Titanium Oxynitride Nanoparticles Anchored on Carbon Nanotubes as Energy Storage Materials.

Abstract

Sub-8 nm titanium oxynitride (TiON) nanoparticles were uniformly formed on the surface of carbon nanotubes (CNTs) by annealing amorphous TiO2 (a-TiO2) conformally coated CNTs (CNTs/a-TiO2) at 600 °C in ammonia gas. The novel CNTs/TiON nanocomposite was systematically characterized by X-ray diffraction (XRD), high-resolution transmission electron microscopy imaging (HRTEM), scanning transmission electron microscopy-energy dispersive spectroscopy (STEM-EDX), and X-ray photoelectron spectroscopy (XPS).

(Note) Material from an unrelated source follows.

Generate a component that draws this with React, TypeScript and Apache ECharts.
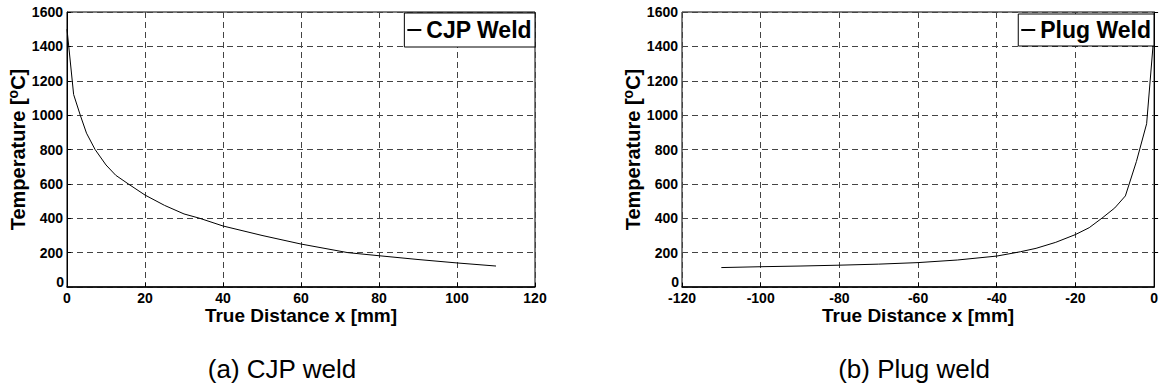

The results show that Ti, O, and N are homogeneously distributed in TiON nanoparticles. The specific capacitance of CNTs/TiON exhibits 187 F g(-1) at a current density of 0.5 A g(-1), which is much higher than that of CNTs (33.4 F g(-1)) and CNTs/TiO2 (83.4 F g(-1)) obtained by annealing CNTs/a-TiO2 at 450 °C in nitrogen gas. CNTs/TiON also exhibits enhanced cycle durability, which enables it to be considered as a promising candidate for supercapacitors.